§ AIM: Set the lines down again exactly, first line through the line that contains "(ret) at (1018,1075)", with no pictures.

○ ○ ○ ○ ○

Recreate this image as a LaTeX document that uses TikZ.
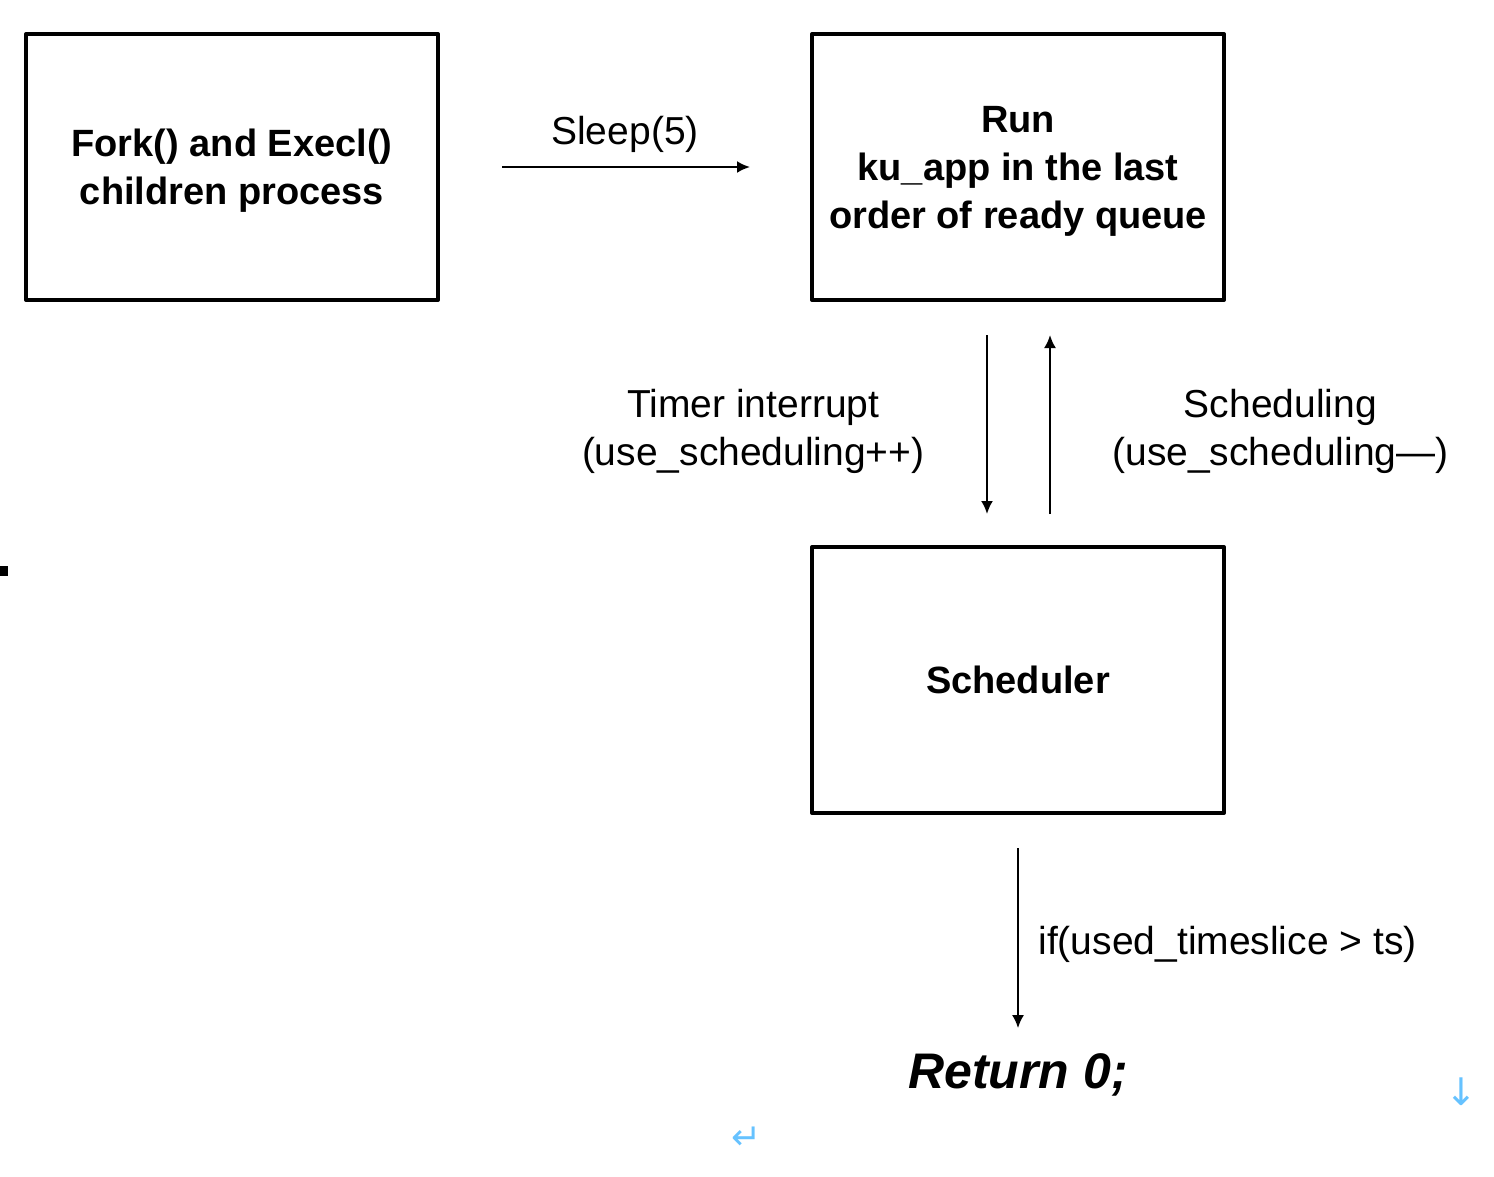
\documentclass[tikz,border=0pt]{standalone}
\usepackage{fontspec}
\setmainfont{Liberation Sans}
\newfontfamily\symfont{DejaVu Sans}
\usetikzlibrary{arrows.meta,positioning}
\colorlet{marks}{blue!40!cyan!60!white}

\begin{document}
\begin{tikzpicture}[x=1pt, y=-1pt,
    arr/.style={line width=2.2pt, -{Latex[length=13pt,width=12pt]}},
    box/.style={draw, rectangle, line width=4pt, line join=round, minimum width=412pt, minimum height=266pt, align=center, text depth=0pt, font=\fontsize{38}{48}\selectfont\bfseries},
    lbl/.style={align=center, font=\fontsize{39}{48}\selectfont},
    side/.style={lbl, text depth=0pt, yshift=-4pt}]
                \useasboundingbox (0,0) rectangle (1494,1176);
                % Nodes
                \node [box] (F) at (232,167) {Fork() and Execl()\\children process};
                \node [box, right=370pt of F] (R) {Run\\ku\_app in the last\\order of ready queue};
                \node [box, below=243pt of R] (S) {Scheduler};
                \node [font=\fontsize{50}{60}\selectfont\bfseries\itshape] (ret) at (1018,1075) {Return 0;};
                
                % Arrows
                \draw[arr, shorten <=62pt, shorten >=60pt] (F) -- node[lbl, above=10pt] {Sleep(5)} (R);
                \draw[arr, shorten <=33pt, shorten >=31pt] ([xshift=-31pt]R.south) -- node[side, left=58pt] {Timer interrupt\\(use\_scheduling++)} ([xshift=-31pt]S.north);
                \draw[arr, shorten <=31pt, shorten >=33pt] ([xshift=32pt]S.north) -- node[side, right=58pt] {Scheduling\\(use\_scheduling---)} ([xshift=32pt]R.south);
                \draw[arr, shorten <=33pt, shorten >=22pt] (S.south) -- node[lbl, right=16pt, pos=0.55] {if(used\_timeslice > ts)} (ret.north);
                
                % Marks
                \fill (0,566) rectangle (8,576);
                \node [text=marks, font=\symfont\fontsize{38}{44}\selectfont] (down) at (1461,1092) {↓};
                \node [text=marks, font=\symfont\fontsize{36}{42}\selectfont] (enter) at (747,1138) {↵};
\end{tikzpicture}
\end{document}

○ ○ ○ ○ ○

§ THE SOLUTION:
Recreate this image as a LaTeX document that uses TikZ.
\documentclass[tikz,border=0pt]{standalone}
\usepackage{fontspec}
\setmainfont{Liberation Sans}
\newfontfamily\symfont{DejaVu Sans}
\usetikzlibrary{arrows.meta,positioning}
\colorlet{marks}{blue!40!cyan!60!white}

\begin{document}
\begin{tikzpicture}[x=1pt, y=-1pt,
    arr/.style={line width=2.2pt, -{Latex[length=13pt,width=12pt]}},
    box/.style={draw, rectangle, line width=4pt, line join=round, minimum width=412pt, minimum height=266pt, align=center, text depth=0pt, font=\fontsize{38}{48}\selectfont\bfseries},
    lbl/.style={align=center, font=\fontsize{39}{48}\selectfont},
    side/.style={lbl, text depth=0pt, yshift=-4pt}]
                \useasboundingbox (0,0) rectangle (1494,1176);
                % Nodes
                \node [box] (F) at (232,167) {Fork() and Execl()\\children process};
                \node [box, right=370pt of F] (R) {Run\\ku\_app in the last\\order of ready queue};
                \node [box, below=243pt of R] (S) {Scheduler};
                \node [font=\fontsize{50}{60}\selectfont\bfseries\itshape] (ret) at (1018,1075) {Return 0;};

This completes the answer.